Set task. Leave out the images and repeat the listing below without a single change.
·····
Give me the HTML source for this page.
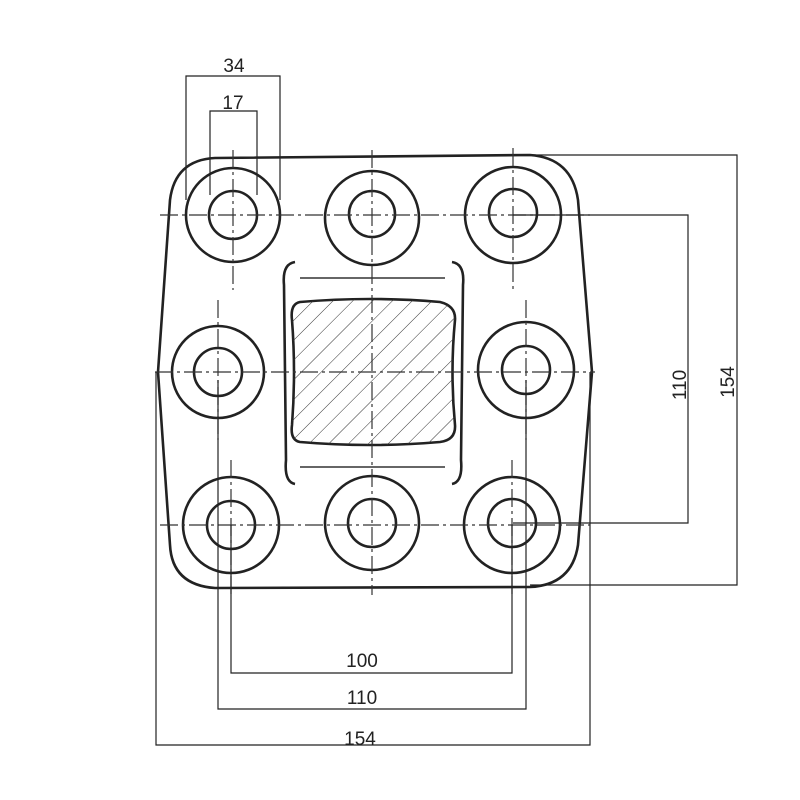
<!DOCTYPE html>
<html><head><meta charset="utf-8"><style>html,body{margin:0;padding:0;background:#fff}svg{display:block}</style></head>
<body>
<svg width="800" height="800" viewBox="0 0 800 800" xmlns="http://www.w3.org/2000/svg" font-family="Liberation Sans, sans-serif">
<defs>
<pattern id="h" patternUnits="userSpaceOnUse" width="14" height="14" patternTransform="rotate(45)">
<line x1="0" y1="0" x2="0" y2="14" stroke="#333" stroke-width="1"/>
</pattern>
<clipPath id="c"><path d="M300,302 Q370,296 440,302 Q456,306 455,320 Q450,372 455,425 Q456,440 440,442 Q370,448 300,442 Q290,440 292,425 Q296,372 292,320 Q290,304 300,302 Z"/></clipPath>
</defs>
<g fill="none" stroke="#222" stroke-width="2.6">
<path d="M215,158 L530,155 Q572,158 578,200 L592,372 L578,545 Q572,585 530,587 L215,588 Q172,585 170,545 L158,372 L170,200 Q175,160 215,158 Z"/>
<circle cx="233" cy="215" r="47"/><circle cx="233" cy="215" r="24"/>
<circle cx="372" cy="218" r="47"/><circle cx="372" cy="214" r="23"/>
<circle cx="513" cy="215" r="48"/><circle cx="513" cy="213" r="24"/>
<circle cx="218" cy="372" r="46"/><circle cx="218" cy="372" r="24"/>
<circle cx="526" cy="370" r="48"/><circle cx="526" cy="370" r="24"/>
<circle cx="231" cy="525" r="48"/><circle cx="231" cy="525" r="24"/>
<circle cx="372" cy="523" r="47"/><circle cx="372" cy="523" r="24"/>
<circle cx="512" cy="525" r="48"/><circle cx="512" cy="523" r="24"/>
<path d="M300,302 Q370,296 440,302 Q456,306 455,320 Q450,372 455,425 Q456,440 440,442 Q370,448 300,442 Q290,440 292,425 Q296,372 292,320 Q290,304 300,302 Z"/>
<path d="M295,262 Q282,264 284,285 L286,460 Q284,482 295,484"/>
<path d="M452,262 Q465,264 463,285 L461,460 Q463,482 452,484"/>
</g>
<rect x="285" y="295" width="175" height="155" fill="url(#h)" clip-path="url(#c)"/>
<g stroke="#333" stroke-width="1.6">
<line x1="300" y1="278" x2="445" y2="278"/>
<line x1="300" y1="467" x2="445" y2="467"/>
</g>
<g stroke="#333" stroke-width="1.2" stroke-dasharray="18,4,3,4">
<line x1="160" y1="215" x2="590" y2="215"/>
<line x1="155" y1="372" x2="595" y2="372"/>
<line x1="160" y1="525" x2="590" y2="525"/>
<line x1="233" y1="150" x2="233" y2="290"/>
<line x1="372" y1="150" x2="372" y2="595"/>
<line x1="513" y1="148" x2="513" y2="290"/>
<line x1="218" y1="300" x2="218" y2="440"/>
<line x1="526" y1="300" x2="526" y2="440"/>
<line x1="231" y1="460" x2="231" y2="595"/>
<line x1="512" y1="460" x2="512" y2="595"/>
</g>
<g fill="none" stroke="#222" stroke-width="1.2">
<path d="M186,200 V76 H280 V200"/>
<path d="M210,195 V111 H257 V195"/>
<path d="M530,155 H737 V585 H530"/>
<path d="M513,215 H688 V523 H513"/>
<path d="M231,525 V673 H512 V525"/>
<path d="M218,380 V709 H526 V380"/>
<path d="M156,372 V745 H590 V372"/>
</g>
<g font-size="19" fill="#222" text-anchor="middle">
<text x="234" y="72">34</text>
<text x="233" y="109">17</text>
<text x="362" y="667">100</text>
<text x="362" y="704">110</text>
<text x="360" y="745">154</text>
<text transform="translate(686,385) rotate(-90)">110</text>
<text transform="translate(734,382) rotate(-90)">154</text>
</g>
</svg>
</body></html>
·····
Result of this exercise.
Give me the HTML source for this page.
<!DOCTYPE html>
<html><head><meta charset="utf-8"><style>html,body{margin:0;padding:0;background:#fff}svg{display:block}</style></head>
<body>
<svg width="800" height="800" viewBox="0 0 800 800" xmlns="http://www.w3.org/2000/svg" font-family="Liberation Sans, sans-serif">
<defs>
<pattern id="h" patternUnits="userSpaceOnUse" width="14" height="14" patternTransform="rotate(45)">
<line x1="0" y1="0" x2="0" y2="14" stroke="#333" stroke-width="1"/>
</pattern>
<clipPath id="c"><path d="M300,302 Q370,296 440,302 Q456,306 455,320 Q450,372 455,425 Q456,440 440,442 Q370,448 300,442 Q290,440 292,425 Q296,372 292,320 Q290,304 300,302 Z"/></clipPath>
</defs>
<g fill="none" stroke="#222" stroke-width="2.6">
<path d="M215,158 L530,155 Q572,158 578,200 L592,372 L578,545 Q572,585 530,587 L215,588 Q172,585 170,545 L158,372 L170,200 Q175,160 215,158 Z"/>
<circle cx="233" cy="215" r="47"/><circle cx="233" cy="215" r="24"/>
<circle cx="372" cy="218" r="47"/><circle cx="372" cy="214" r="23"/>
<circle cx="513" cy="215" r="48"/><circle cx="513" cy="213" r="24"/>
<circle cx="218" cy="372" r="46"/><circle cx="218" cy="372" r="24"/>
<circle cx="526" cy="370" r="48"/><circle cx="526" cy="370" r="24"/>
<circle cx="231" cy="525" r="48"/><circle cx="231" cy="525" r="24"/>
<circle cx="372" cy="523" r="47"/><circle cx="372" cy="523" r="24"/>
<circle cx="512" cy="525" r="48"/><circle cx="512" cy="523" r="24"/>
<path d="M300,302 Q370,296 440,302 Q456,306 455,320 Q450,372 455,425 Q456,440 440,442 Q370,448 300,442 Q290,440 292,425 Q296,372 292,320 Q290,304 300,302 Z"/>
<path d="M295,262 Q282,264 284,285 L286,460 Q284,482 295,484"/>
<path d="M452,262 Q465,264 463,285 L461,460 Q463,482 452,484"/>
</g>
<rect x="285" y="295" width="175" height="155" fill="url(#h)" clip-path="url(#c)"/>
<g stroke="#333" stroke-width="1.6">
<line x1="300" y1="278" x2="445" y2="278"/>
<line x1="300" y1="467" x2="445" y2="467"/>
</g>
<g stroke="#333" stroke-width="1.2" stroke-dasharray="18,4,3,4">
<line x1="160" y1="215" x2="590" y2="215"/>
<line x1="155" y1="372" x2="595" y2="372"/>
<line x1="160" y1="525" x2="590" y2="525"/>
<line x1="233" y1="150" x2="233" y2="290"/>
<line x1="372" y1="150" x2="372" y2="595"/>
<line x1="513" y1="148" x2="513" y2="290"/>
<line x1="218" y1="300" x2="218" y2="440"/>
<line x1="526" y1="300" x2="526" y2="440"/>
<line x1="231" y1="460" x2="231" y2="595"/>
<line x1="512" y1="460" x2="512" y2="595"/>
</g>
<g fill="none" stroke="#222" stroke-width="1.2">
<path d="M186,200 V76 H280 V200"/>
<path d="M210,195 V111 H257 V195"/>
<path d="M530,155 H737 V585 H530"/>
<path d="M513,215 H688 V523 H513"/>
<path d="M231,525 V673 H512 V525"/>
<path d="M218,380 V709 H526 V380"/>
<path d="M156,372 V745 H590 V372"/>
</g>
<g font-size="19" fill="#222" text-anchor="middle">
<text x="234" y="72">34</text>
<text x="233" y="109">17</text>
<text x="362" y="667">100</text>
<text x="362" y="704">110</text>
<text x="360" y="745">154</text>
<text transform="translate(686,385) rotate(-90)">110</text>
<text transform="translate(734,382) rotate(-90)">154</text>
</g>
</svg>
</body></html>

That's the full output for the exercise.